Environmental Heroes: Michele Grossman
There are people who dedicate themselves to conservation, sustainability and general eco-do-gooding every day, not just on April 22. Here at Findery, one way we’re celebrating Earth Day is by acknowledging our environmental heroes. Over the next week, we’ll give you the chance to get to know them better and find out more about what propelled them into careers as professional tree-huggers and earth-savers.
Image via SF Environment.
First up, meet Michele Grossman, Managing Principal at Waste Management Sustainability Services in San Francisco. Waste Management is the largest recycler in North America, and many of its customers are also large corporations. In her position, she has a lot of influence. Grossman learns about these businesses to help them understand how to best prioritize sustainability. That could mean incorporating sustainability into policies and contracts, figuring out how to talk about it publicly, or taking all the sporting events they sponsor to zero-waste.
Findery: Where were you the first time you were truly in awe of nature?
MG: Growing up in Western PA, I was familiar with the beauty inherent in woods, streams, ponds and lakes. These I took for granted. However, I did not actually see the ocean (aside from when I was two, which I don’t remember), until I was 16! My parents took my sister and me to Disney World and, on the way back, we stopped at Jekyll Island. That’s when I was truly in awe of nature.
Findery: What was it that really moved you or blew your mind?
MG: The sand, the clouds, the blue, blue sky, the sound of the waves, the intense power of the ocean; how it all came together to create a hugely different landscape than anything I’d spent time with before.
Findery: How did this experience stay with you and inform your career?

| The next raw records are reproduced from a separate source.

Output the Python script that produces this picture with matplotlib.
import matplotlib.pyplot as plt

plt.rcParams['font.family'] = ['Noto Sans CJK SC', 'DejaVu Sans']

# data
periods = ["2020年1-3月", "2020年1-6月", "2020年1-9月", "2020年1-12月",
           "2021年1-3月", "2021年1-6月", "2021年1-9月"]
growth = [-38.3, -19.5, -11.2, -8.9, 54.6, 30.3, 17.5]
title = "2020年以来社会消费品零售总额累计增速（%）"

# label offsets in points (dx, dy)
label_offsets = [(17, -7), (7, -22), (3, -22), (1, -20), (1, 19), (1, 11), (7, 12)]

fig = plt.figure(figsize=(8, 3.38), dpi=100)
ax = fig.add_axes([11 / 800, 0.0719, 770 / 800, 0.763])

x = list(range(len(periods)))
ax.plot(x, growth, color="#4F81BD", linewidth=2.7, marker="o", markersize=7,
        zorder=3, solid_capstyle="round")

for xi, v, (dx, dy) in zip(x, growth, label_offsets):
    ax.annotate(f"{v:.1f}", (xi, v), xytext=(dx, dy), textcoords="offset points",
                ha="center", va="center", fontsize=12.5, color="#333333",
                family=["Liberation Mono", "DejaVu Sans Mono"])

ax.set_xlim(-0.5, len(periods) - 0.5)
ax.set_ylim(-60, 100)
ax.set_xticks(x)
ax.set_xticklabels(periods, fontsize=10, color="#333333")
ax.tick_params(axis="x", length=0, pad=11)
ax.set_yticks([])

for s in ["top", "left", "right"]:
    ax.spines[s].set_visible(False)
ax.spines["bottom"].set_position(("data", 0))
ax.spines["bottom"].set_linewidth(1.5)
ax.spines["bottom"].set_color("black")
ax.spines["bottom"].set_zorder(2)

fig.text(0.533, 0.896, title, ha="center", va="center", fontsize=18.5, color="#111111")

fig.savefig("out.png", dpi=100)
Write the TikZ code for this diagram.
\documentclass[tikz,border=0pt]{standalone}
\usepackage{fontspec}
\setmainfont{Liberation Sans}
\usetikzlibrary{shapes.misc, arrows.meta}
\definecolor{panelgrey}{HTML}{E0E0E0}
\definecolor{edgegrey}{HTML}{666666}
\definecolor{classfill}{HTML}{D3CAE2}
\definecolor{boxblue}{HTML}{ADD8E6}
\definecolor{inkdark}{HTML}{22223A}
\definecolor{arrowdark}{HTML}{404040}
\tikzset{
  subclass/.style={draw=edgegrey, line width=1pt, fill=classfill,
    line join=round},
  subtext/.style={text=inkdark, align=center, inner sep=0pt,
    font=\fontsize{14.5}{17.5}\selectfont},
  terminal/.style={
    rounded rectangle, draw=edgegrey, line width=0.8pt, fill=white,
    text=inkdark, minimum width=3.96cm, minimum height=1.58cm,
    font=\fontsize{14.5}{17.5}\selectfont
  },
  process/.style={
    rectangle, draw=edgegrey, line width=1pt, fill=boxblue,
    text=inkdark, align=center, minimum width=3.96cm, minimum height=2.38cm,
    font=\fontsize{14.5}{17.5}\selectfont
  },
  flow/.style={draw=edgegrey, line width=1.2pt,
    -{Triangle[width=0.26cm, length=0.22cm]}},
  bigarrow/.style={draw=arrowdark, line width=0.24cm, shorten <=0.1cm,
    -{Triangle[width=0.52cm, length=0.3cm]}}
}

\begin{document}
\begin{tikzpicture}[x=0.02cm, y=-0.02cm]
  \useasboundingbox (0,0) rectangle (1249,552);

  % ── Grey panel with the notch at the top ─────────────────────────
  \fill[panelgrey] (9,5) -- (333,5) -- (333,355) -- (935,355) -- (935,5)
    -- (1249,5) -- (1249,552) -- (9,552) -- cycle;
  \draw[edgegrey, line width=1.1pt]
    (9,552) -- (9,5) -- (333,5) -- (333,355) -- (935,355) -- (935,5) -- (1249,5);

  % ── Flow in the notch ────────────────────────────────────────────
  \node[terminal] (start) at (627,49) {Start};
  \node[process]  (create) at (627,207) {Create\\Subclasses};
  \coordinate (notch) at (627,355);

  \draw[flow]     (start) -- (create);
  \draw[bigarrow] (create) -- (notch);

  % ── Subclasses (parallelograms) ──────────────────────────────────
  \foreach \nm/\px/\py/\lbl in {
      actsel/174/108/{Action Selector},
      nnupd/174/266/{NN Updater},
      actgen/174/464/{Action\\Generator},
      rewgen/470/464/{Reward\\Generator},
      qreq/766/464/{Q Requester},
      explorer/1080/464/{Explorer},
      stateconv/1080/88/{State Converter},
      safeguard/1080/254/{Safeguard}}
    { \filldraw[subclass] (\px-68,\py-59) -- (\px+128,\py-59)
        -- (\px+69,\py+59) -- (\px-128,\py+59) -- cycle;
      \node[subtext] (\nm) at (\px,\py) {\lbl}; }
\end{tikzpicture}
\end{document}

MG: After that experience, I knew I wanted to be closer to the ocean. During college, I spent summers on Martha’s Vineyard and after college, I lived there year-round for a spell. That first ocean experience, while fundamental, was nothing compared with LIVING near the ocean, seeing it day by day, at night, any time. I also started farming on Martha’s Vineyard, so I developed a fondness for that particular land, as well as the sea. I realized while I loved the Vineyard, I wanted to be part of something bigger, to make a greater impact on the world. I decided to go back to school for Environmental Science. I have been working for the environment every since.
Findery: What’s one place in the world that you haven’t been that you’re dying to see? Why?

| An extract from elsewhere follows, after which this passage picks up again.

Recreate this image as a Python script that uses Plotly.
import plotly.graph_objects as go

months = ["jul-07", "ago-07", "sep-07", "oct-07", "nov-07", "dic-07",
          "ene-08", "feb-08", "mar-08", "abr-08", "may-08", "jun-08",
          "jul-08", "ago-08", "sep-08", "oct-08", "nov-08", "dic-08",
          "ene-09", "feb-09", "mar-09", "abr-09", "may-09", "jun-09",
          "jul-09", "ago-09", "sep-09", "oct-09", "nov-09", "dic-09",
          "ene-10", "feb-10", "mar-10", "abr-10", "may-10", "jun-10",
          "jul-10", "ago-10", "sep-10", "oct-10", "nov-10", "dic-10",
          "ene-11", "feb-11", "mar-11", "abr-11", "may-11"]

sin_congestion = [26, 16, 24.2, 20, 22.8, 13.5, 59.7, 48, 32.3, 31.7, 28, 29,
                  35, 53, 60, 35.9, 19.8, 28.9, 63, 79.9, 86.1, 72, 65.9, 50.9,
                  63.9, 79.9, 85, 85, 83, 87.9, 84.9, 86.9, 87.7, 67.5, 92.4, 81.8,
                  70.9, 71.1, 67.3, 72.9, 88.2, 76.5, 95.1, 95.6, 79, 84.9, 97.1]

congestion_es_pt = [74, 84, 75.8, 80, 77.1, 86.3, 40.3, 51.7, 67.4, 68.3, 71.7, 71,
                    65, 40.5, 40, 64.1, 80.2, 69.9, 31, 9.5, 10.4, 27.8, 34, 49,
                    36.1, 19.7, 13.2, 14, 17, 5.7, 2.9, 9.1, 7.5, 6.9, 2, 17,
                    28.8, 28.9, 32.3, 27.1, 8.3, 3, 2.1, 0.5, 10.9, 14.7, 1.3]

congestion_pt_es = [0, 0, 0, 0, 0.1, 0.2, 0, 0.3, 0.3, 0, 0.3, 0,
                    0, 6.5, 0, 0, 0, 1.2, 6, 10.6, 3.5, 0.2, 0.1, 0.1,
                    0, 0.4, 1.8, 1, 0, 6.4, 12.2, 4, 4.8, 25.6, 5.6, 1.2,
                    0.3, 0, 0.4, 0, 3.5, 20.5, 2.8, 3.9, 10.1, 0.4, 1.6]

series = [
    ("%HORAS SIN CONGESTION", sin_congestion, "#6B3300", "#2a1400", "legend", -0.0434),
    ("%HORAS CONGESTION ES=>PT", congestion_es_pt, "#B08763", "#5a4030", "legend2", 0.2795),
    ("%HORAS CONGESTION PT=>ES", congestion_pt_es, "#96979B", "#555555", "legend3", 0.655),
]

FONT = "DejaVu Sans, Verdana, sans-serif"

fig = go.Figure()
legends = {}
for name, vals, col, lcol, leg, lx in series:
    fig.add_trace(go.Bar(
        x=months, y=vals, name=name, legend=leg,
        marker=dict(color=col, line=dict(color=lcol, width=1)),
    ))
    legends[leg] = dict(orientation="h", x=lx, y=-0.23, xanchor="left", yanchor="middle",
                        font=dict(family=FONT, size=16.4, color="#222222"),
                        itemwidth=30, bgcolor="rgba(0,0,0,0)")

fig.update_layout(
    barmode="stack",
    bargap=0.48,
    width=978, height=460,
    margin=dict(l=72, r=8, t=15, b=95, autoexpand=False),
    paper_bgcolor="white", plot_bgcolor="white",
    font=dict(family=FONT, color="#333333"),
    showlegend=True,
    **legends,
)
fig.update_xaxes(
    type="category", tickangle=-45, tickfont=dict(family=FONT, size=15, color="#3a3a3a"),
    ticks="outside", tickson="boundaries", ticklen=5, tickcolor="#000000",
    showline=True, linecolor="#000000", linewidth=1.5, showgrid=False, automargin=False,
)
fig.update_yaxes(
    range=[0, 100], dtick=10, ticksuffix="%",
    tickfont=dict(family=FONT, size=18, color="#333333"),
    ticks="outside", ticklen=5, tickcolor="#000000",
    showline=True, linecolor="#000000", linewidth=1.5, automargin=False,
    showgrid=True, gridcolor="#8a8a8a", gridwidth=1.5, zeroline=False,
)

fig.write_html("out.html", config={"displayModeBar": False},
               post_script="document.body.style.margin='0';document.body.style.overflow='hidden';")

MG: I would love to go to the Galapagos Islands, on a National Geographic tour while rereading On the Origin of Species! Some friends of mine went and they were just blown away. Aside from the fact that the islands won’t be around forever, they offer so many experiences you just can’t have anyplace else with volcanoes and animals and sea creatures in this pristine environment. Just imagine being on a ship with people who can answer ALL OF YOUR QUESTIONS about the amazing things you see!
Findery: Is there anything else that’s on your mind?
I think Earth Day should be renamed People Day or something like that. Because if we don’t do something pretty tremendous to slow down the accumulation of carbon dioxide in our atmosphere, it’s the people and animals that will suffer. The Earth will be rid of us in no time, geologically speaking. We’re the ones that need to be saved.